● Task to carry out
Transcribe the listing verbatim. Do not carry over any pictures.

● Data shown
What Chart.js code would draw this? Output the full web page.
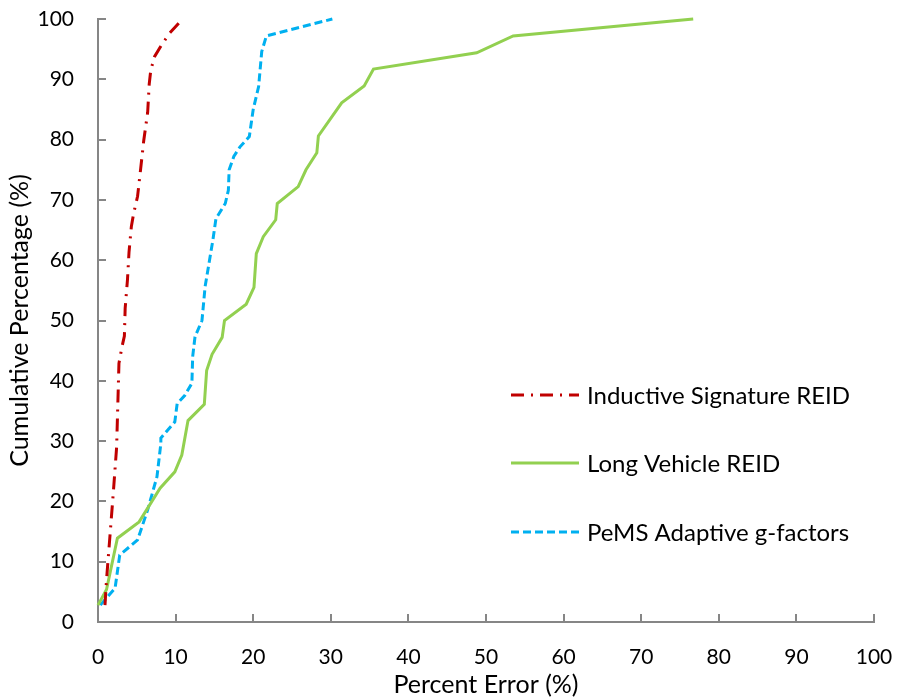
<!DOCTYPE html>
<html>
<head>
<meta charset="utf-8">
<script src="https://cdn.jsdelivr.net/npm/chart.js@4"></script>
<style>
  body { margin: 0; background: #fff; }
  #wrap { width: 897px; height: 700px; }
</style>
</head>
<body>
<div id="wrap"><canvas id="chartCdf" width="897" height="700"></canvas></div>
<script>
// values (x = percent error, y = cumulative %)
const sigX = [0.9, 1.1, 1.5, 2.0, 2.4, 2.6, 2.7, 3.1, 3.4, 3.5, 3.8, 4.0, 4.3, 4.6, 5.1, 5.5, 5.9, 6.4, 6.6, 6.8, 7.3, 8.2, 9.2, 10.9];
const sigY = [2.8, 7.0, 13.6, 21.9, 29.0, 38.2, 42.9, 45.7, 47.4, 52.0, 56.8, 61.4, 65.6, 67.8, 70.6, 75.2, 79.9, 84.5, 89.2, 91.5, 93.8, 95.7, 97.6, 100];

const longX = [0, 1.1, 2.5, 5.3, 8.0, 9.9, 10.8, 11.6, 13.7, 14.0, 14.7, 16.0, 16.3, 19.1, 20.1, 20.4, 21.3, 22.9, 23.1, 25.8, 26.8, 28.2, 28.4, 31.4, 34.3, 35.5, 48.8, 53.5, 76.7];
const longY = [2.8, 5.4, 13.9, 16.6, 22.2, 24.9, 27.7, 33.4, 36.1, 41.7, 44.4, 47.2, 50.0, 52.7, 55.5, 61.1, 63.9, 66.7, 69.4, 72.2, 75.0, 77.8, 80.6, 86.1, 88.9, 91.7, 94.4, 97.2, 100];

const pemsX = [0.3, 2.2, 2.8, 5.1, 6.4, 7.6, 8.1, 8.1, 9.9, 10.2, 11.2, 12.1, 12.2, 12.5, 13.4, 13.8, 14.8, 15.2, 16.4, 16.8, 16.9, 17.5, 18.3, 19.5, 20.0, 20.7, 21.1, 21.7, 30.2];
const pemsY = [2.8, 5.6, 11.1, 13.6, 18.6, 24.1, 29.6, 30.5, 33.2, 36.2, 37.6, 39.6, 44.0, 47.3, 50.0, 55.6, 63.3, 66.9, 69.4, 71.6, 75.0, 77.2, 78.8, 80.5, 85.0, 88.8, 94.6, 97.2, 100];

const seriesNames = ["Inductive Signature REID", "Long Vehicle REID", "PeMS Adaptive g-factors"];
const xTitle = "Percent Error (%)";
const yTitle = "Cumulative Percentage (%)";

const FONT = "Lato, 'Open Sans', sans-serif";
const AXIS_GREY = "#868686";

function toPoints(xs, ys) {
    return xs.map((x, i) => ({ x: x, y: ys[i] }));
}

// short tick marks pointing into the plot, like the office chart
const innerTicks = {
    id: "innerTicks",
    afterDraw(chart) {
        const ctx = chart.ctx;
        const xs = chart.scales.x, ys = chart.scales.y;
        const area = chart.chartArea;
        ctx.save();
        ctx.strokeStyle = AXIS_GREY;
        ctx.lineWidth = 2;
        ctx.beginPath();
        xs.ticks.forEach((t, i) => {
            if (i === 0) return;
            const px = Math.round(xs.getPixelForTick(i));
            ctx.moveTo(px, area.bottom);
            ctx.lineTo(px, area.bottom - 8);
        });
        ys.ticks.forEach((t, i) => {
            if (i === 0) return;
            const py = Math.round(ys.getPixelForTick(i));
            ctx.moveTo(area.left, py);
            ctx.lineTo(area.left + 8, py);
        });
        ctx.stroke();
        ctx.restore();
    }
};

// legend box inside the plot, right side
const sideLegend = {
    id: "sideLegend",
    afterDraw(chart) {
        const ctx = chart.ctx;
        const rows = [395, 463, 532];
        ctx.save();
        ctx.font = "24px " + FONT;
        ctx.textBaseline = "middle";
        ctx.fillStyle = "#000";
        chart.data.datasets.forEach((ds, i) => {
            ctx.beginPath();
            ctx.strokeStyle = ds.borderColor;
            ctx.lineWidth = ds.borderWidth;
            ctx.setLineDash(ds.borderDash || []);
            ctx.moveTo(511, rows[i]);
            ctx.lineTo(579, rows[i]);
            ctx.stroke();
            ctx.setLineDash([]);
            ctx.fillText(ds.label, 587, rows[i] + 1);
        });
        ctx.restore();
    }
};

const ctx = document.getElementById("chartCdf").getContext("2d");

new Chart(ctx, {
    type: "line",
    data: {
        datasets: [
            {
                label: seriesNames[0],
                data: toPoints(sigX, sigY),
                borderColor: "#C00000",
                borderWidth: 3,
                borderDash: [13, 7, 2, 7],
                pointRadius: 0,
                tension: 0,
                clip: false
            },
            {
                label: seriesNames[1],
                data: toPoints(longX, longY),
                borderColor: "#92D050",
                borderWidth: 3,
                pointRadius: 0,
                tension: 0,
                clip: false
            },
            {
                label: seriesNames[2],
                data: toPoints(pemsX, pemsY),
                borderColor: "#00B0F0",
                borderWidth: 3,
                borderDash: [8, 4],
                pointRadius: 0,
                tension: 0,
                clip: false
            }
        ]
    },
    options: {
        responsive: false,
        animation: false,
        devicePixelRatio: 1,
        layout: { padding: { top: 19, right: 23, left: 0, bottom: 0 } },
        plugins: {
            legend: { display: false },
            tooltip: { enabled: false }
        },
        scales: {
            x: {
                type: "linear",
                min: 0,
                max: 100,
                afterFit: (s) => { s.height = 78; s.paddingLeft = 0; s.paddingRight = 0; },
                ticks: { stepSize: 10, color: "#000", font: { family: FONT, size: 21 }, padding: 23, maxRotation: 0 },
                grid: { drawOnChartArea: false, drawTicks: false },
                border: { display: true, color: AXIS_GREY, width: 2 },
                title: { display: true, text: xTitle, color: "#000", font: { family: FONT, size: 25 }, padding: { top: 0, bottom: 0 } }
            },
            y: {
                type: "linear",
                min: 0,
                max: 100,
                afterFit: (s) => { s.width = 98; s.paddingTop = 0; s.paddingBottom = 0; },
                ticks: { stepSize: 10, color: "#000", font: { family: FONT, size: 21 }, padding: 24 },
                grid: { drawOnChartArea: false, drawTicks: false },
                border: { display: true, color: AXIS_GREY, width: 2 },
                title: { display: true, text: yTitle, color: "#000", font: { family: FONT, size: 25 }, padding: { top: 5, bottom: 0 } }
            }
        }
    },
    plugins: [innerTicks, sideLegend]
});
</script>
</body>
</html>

● Completed exercise
What Chart.js code would draw this? Output the full web page.
<!DOCTYPE html>
<html>
<head>
<meta charset="utf-8">
<script src="https://cdn.jsdelivr.net/npm/chart.js@4"></script>
<style>
  body { margin: 0; background: #fff; }
  #wrap { width: 897px; height: 700px; }
</style>
</head>
<body>
<div id="wrap"><canvas id="chartCdf" width="897" height="700"></canvas></div>
<script>
// values (x = percent error, y = cumulative %)
const sigX = [0.9, 1.1, 1.5, 2.0, 2.4, 2.6, 2.7, 3.1, 3.4, 3.5, 3.8, 4.0, 4.3, 4.6, 5.1, 5.5, 5.9, 6.4, 6.6, 6.8, 7.3, 8.2, 9.2, 10.9];
const sigY = [2.8, 7.0, 13.6, 21.9, 29.0, 38.2, 42.9, 45.7, 47.4, 52.0, 56.8, 61.4, 65.6, 67.8, 70.6, 75.2, 79.9, 84.5, 89.2, 91.5, 93.8, 95.7, 97.6, 100];

const longX = [0, 1.1, 2.5, 5.3, 8.0, 9.9, 10.8, 11.6, 13.7, 14.0, 14.7, 16.0, 16.3, 19.1, 20.1, 20.4, 21.3, 22.9, 23.1, 25.8, 26.8, 28.2, 28.4, 31.4, 34.3, 35.5, 48.8, 53.5, 76.7];
const longY = [2.8, 5.4, 13.9, 16.6, 22.2, 24.9, 27.7, 33.4, 36.1, 41.7, 44.4, 47.2, 50.0, 52.7, 55.5, 61.1, 63.9, 66.7, 69.4, 72.2, 75.0, 77.8, 80.6, 86.1, 88.9, 91.7, 94.4, 97.2, 100];

const pemsX = [0.3, 2.2, 2.8, 5.1, 6.4, 7.6, 8.1, 8.1, 9.9, 10.2, 11.2, 12.1, 12.2, 12.5, 13.4, 13.8, 14.8, 15.2, 16.4, 16.8, 16.9, 17.5, 18.3, 19.5, 20.0, 20.7, 21.1, 21.7, 30.2];
const pemsY = [2.8, 5.6, 11.1, 13.6, 18.6, 24.1, 29.6, 30.5, 33.2, 36.2, 37.6, 39.6, 44.0, 47.3, 50.0, 55.6, 63.3, 66.9, 69.4, 71.6, 75.0, 77.2, 78.8, 80.5, 85.0, 88.8, 94.6, 97.2, 100];

const seriesNames = ["Inductive Signature REID", "Long Vehicle REID", "PeMS Adaptive g-factors"];
const xTitle = "Percent Error (%)";
const yTitle = "Cumulative Percentage (%)";

const FONT = "Lato, 'Open Sans', sans-serif";
const AXIS_GREY = "#868686";

function toPoints(xs, ys) {
    return xs.map((x, i) => ({ x: x, y: ys[i] }));
}

// short tick marks pointing into the plot, like the office chart
const innerTicks = {
    id: "innerTicks",
    afterDraw(chart) {
        const ctx = chart.ctx;
        const xs = chart.scales.x, ys = chart.scales.y;
        const area = chart.chartArea;
        ctx.save();
        ctx.strokeStyle = AXIS_GREY;
        ctx.lineWidth = 2;
        ctx.beginPath();
        xs.ticks.forEach((t, i) => {
            if (i === 0) return;
            const px = Math.round(xs.getPixelForTick(i));
            ctx.moveTo(px, area.bottom);
            ctx.lineTo(px, area.bottom - 8);
        });
        ys.ticks.forEach((t, i) => {
            if (i === 0) return;
            const py = Math.round(ys.getPixelForTick(i));
            ctx.moveTo(area.left, py);
            ctx.lineTo(area.left + 8, py);
        });
        ctx.stroke();
        ctx.restore();
    }
};

// legend box inside the plot, right side
const sideLegend = {
    id: "sideLegend",
    afterDraw(chart) {
        const ctx = chart.ctx;
        const rows = [395, 463, 532];
        ctx.save();
        ctx.font = "24px " + FONT;
        ctx.textBaseline = "middle";
        ctx.fillStyle = "#000";
        chart.data.datasets.forEach((ds, i) => {
            ctx.beginPath();
            ctx.strokeStyle = ds.borderColor;
            ctx.lineWidth = ds.borderWidth;
            ctx.setLineDash(ds.borderDash || []);
            ctx.moveTo(511, rows[i]);
            ctx.lineTo(579, rows[i]);
            ctx.stroke();
            ctx.setLineDash([]);
            ctx.fillText(ds.label, 587, rows[i] + 1);
        });
        ctx.restore();
    }
};

const ctx = document.getElementById("chartCdf").getContext("2d");

new Chart(ctx, {
    type: "line",
    data: {
        datasets: [
            {
                label: seriesNames[0],
                data: toPoints(sigX, sigY),
                borderColor: "#C00000",
                borderWidth: 3,
                borderDash: [13, 7, 2, 7],
                pointRadius: 0,
                tension: 0,
                clip: false
            },
            {
                label: seriesNames[1],
                data: toPoints(longX, longY),
                borderColor: "#92D050",
                borderWidth: 3,
                pointRadius: 0,
                tension: 0,
                clip: false
            },
            {
                label: seriesNames[2],
                data: toPoints(pemsX, pemsY),
                borderColor: "#00B0F0",
                borderWidth: 3,
                borderDash: [8, 4],
                pointRadius: 0,
                tension: 0,
                clip: false
            }
        ]
    },
    options: {
        responsive: false,
        animation: false,
        devicePixelRatio: 1,
        layout: { padding: { top: 19, right: 23, left: 0, bottom: 0 } },
        plugins: {
            legend: { display: false },
            tooltip: { enabled: false }
        },
        scales: {
            x: {
                type: "linear",
                min: 0,
                max: 100,
                afterFit: (s) => { s.height = 78; s.paddingLeft = 0; s.paddingRight = 0; },
                ticks: { stepSize: 10, color: "#000", font: { family: FONT, size: 21 }, padding: 23, maxRotation: 0 },
                grid: { drawOnChartArea: false, drawTicks: false },
                border: { display: true, color: AXIS_GREY, width: 2 },
                title: { display: true, text: xTitle, color: "#000", font: { family: FONT, size: 25 }, padding: { top: 0, bottom: 0 } }
            },
            y: {
                type: "linear",
                min: 0,
                max: 100,
                afterFit: (s) => { s.width = 98; s.paddingTop = 0; s.paddingBottom = 0; },
                ticks: { stepSize: 10, color: "#000", font: { family: FONT, size: 21 }, padding: 24 },
                grid: { drawOnChartArea: false, drawTicks: false },
                border: { display: true, color: AXIS_GREY, width: 2 },
                title: { display: true, text: yTitle, color: "#000", font: { family: FONT, size: 25 }, padding: { top: 5, bottom: 0 } }
            }
        }
    },
    plugins: [innerTicks, sideLegend]
});
</script>
</body>
</html>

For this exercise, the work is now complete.